Rinspeed's latest concept, though, which is called the Snap, is a little more grownup, leaving us to believe that the Swiss company really believes this is a possibility in the near future. The thing that makes the Snap noteworthy is that it utilizes a chassis, which the company likens to a "skateboard." The chassis houses the hardware and software components, which the company claims will become outdated quickly, and can be separated from the cell or pod. At first glance, that's an ingenious design. 

Technology is advancing at a rapid pace, meaning automakers and companies will have to create a process to update vehicles in the future. Rinspeed's design allows for the chassis of the Snap to be completely removed and recycled after a few years of use. The cell pod, on the other hand, is expected to be much more durable and outlast the chassis. When the chassis is not attached to the actual pod itself, the cell can act as a "variable shopping pod or a spacious camping pod to a cozy cuddling pod and even providing a breathtaking, fully connected user experience for the occupants of the passenger cabin," claims Rinspeed. 

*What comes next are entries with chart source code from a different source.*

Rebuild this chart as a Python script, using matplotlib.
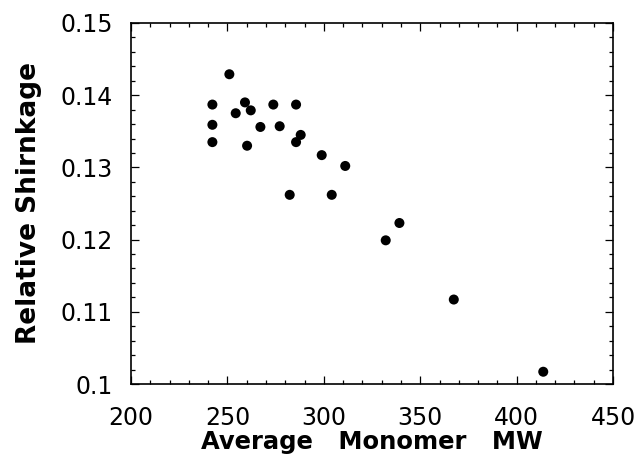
import numpy as np
import matplotlib.pyplot as plt
from matplotlib.ticker import MultipleLocator, FixedLocator, FixedFormatter

# average monomer molecular weight and measured relative shrinkage
monomer_mw = [251.0, 242.2, 242.2, 242.2, 254.3, 259.1, 262.1, 260.2, 267.1, 273.8, 277.1,
              285.6, 288.0, 285.6, 298.9, 311.1, 282.3, 304.1, 332.1, 339.2, 367.4, 413.8]
shrinkage = [0.1429, 0.1387, 0.1359, 0.1335, 0.1375, 0.1390, 0.1379, 0.1330, 0.1356, 0.1387, 0.1357,
             0.1387, 0.1345, 0.1335, 0.1317, 0.1302, 0.1262, 0.1262, 0.1199, 0.1223, 0.1117, 0.1017]

x_ticks = [200, 250, 300, 350, 400, 450]
y_ticks = [0.10, 0.11, 0.12, 0.13, 0.14, 0.15]
y_tick_labels = ["0.1", "0.11", "0.12", "0.13", "0.14", "0.15"]

fig = plt.figure(figsize=(6.41, 4.55), dpi=100)
ax = fig.add_axes([0.2044, 0.156, 0.752, 0.7935])

ax.scatter(monomer_mw, shrinkage, s=52, color="black", edgecolors="none", zorder=3)

ax.set_xlim(200, 450)
ax.set_ylim(0.10, 0.15)

ax.xaxis.set_major_locator(FixedLocator(x_ticks))
ax.xaxis.set_minor_locator(MultipleLocator(10))
ax.yaxis.set_major_locator(FixedLocator(y_ticks))
ax.yaxis.set_major_formatter(FixedFormatter(y_tick_labels))
ax.yaxis.set_minor_locator(MultipleLocator(0.002))

ax.tick_params(which="both", direction="in", top=True, right=True, width=0.9, labelsize=17)
ax.tick_params(which="major", length=6)
ax.tick_params(which="minor", length=3)
ax.tick_params(axis="x", pad=16)
ax.tick_params(axis="y", pad=13)

for spine in ax.spines.values():
    spine.set_linewidth(1.2)

ax.set_xlabel("Average   Monomer   MW", fontsize=17.5, fontweight="bold", labelpad=0)
ax.set_ylabel("Relative Shirnkage", fontsize=19, fontweight="bold", labelpad=13)

fig.savefig("out.png", dpi=100)
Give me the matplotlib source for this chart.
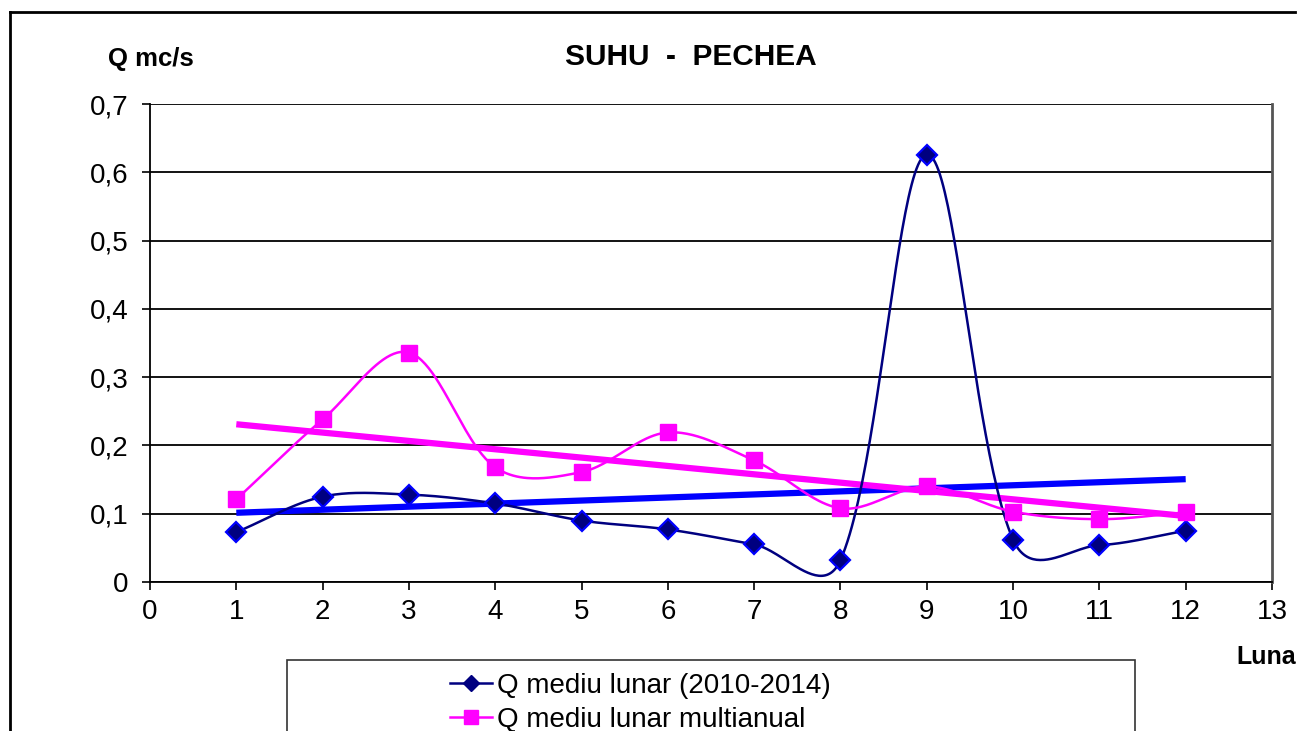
import matplotlib.pyplot as plt
from matplotlib.lines import Line2D
from matplotlib.patches import Rectangle
import numpy as np

plt.rcParams['font.family'] = ['Liberation Sans', 'DejaVu Sans']

# monthly discharge, Suhu - Pechea
luna = [1, 2, 3, 4, 5, 6, 7, 8, 9, 10, 11, 12]
q_2010_2014 = [0.073, 0.125, 0.128, 0.115, 0.090, 0.077, 0.055, 0.032, 0.626, 0.062, 0.054, 0.075]
q_multianual = [0.121, 0.238, 0.336, 0.168, 0.161, 0.219, 0.178, 0.108, 0.140, 0.103, 0.092, 0.102]
x_ticks = list(range(0, 14))
y_ticks = [0, 0.1, 0.2, 0.3, 0.4, 0.5, 0.6, 0.7]
y_labels = ['0', '0,1', '0,2', '0,3', '0,4', '0,5', '0,6', '0,7']

W, H = 1297, 731
AX_L, AX_B, AX_W, AX_H = 150, 149, 1122, 478
XMAX, YMAX = 13, 0.7


def smooth(x, y, n=50):
    # bezier smoothing like Excel, done in pixel space
    kx, ky = AX_W / XMAX, AX_H / YMAX
    P = np.column_stack([np.asarray(x, float) * kx, np.asarray(y, float) * ky])
    m = len(P)
    d = np.linalg.norm(np.diff(P, axis=0), axis=1)
    t = np.linspace(0, 1, n)[:, None]
    pts = []
    for i in range(m - 1):
        p1, p2 = P[i], P[i + 1]
        if i > 0:
            f = np.sqrt(d[i]) / (np.sqrt(d[i - 1]) + np.sqrt(d[i])) / 3
            c1 = p1 + (P[i + 1] - P[i - 1]) * f
        else:
            c1 = p1 + (p2 - p1) / 3
        if i < m - 2:
            f = np.sqrt(d[i]) / (np.sqrt(d[i]) + np.sqrt(d[i + 1])) / 3
            c2 = p2 - (P[i + 2] - P[i]) * f
        else:
            c2 = p2 - (p2 - p1) / 3
        pts.append((1 - t) ** 3 * p1 + 3 * (1 - t) ** 2 * t * c1
                   + 3 * (1 - t) * t ** 2 * c2 + t ** 3 * p2)
    pts = np.vstack(pts)
    return pts[:, 0] / kx, pts[:, 1] / ky


fig = plt.figure(figsize=(W / 100, H / 100), dpi=100)
ax = fig.add_axes([AX_L / W, AX_B / H, AX_W / W, AX_H / H])

for yv in y_ticks:
    ax.axhline(yv, color='black', lw=1.3, zorder=1)

# trend lines
for ys, col in ((q_2010_2014, '#0000FF'), (q_multianual, '#FF00FF')):
    k, b = np.polyfit(luna, ys, 1)
    xt = np.array([luna[0], luna[-1]])
    ax.plot(xt, k * xt + b, color=col, lw=4.5, zorder=3, solid_capstyle='butt')

sx, sy = smooth(luna, q_2010_2014)
ax.plot(sx, sy, color='#000080', lw=1.8, zorder=4)
ax.plot(luna, q_2010_2014, ls='none', marker='D', ms=10, mfc='#000080',
        mec='#0000FF', mew=1.6, zorder=5)
sx, sy = smooth(luna, q_multianual)
ax.plot(sx, sy, color='#FF00FF', lw=1.8, zorder=4)
ax.plot(luna, q_multianual, ls='none', marker='s', ms=11.5, mfc='#FF00FF',
        mec='#FF00FF', zorder=5)

ax.set_xlim(0, XMAX)
ax.set_ylim(0, YMAX)
ax.set_xticks(x_ticks)
ax.set_yticks(y_ticks)
ax.set_yticklabels(y_labels)
ax.tick_params(labelsize=20, length=5.5, width=1.2)
ax.tick_params(axis='y', pad=10)
ax.tick_params(axis='x', pad=7)
ax.spines['top'].set_visible(False)
ax.spines['right'].set_color('#555555')
ax.spines['right'].set_linewidth(2)
for s in ('left', 'bottom'):
    ax.spines[s].set_linewidth(1.3)

fig.text(565 / W, 1 - 57 / H, 'SUHU  -  PECHEA', fontsize=21.5, fontweight='bold',
         ha='left', va='center')
fig.text(108 / W, 1 - 59 / H, 'Q mc/s', fontsize=18.5, fontweight='bold',
         ha='left', va='center')
fig.text(1296 / W, 1 - 657 / H, 'Luna', fontsize=18, fontweight='bold',
         ha='right', va='center')

# outer frame (top and left edges)
fig.add_artist(Line2D([10 / W, 1295 / W], [1 - 12 / H, 1 - 12 / H],
                      color='black', lw=2, transform=fig.transFigure))
fig.add_artist(Line2D([10 / W, 10 / W], [1 - 12 / H, 0],
                      color='black', lw=2, transform=fig.transFigure))

# legend box
fig.add_artist(Rectangle((287 / W, -0.05), 848 / W, 0.05 + 71 / H,
                         fill=False, ec='#333333', lw=1.2, transform=fig.transFigure))
handles = [Line2D([], [], color='#000080', lw=1.8, marker='D', ms=8, mfc='#000080', mec='#000080'),
           Line2D([], [], color='#FF00FF', lw=1.8, marker='s', ms=10, mfc='#FF00FF', mec='#FF00FF')]
fig.legend(handles, ['Q mediu lunar (2010-2014)', 'Q mediu lunar multianual'],
           loc='upper left', bbox_to_anchor=(436 / W, 1 - 659 / H),
           frameon=False, fontsize=20, handlelength=1.5, handletextpad=0.2,
           labelspacing=0.28, borderpad=0)

fig.savefig('out.png', dpi=100)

Personalization Is The Future

The inside of the pod is also about personalization. The pod, as Rinspeed claims, has a three-level user authentication system. A token unlocks the pod and customizes the display, which is capable of displaying personal cloud content, but only after passing face recognition. There's also a voice-controlled intelligent personal assistant that memorizes each users' personal preferences and habits. If the pod is going to do any type of health screening, users will have to go through a third level of biometric identification. 

Each passenger, the pod is capable of seating up to four individuals, has three displays at their own disposal, while two large displays provide information on where the pod's going and some kind of entertainment. Snap, as the company claims, communicates with individuals outside of the vehicles through six projectors that provides pedestrians with vital information, including who has the right of way. 

If it wasn't obvious, the Snap is an autonomous vehicle and has a personal assistant that is capable of "running errands, carrying purchases, or handle other tedious tasks." The Snap is expected to make its debut at CES in January. While the machine isn't made for production, it doesn't look like it would be too difficult to put onto public roads.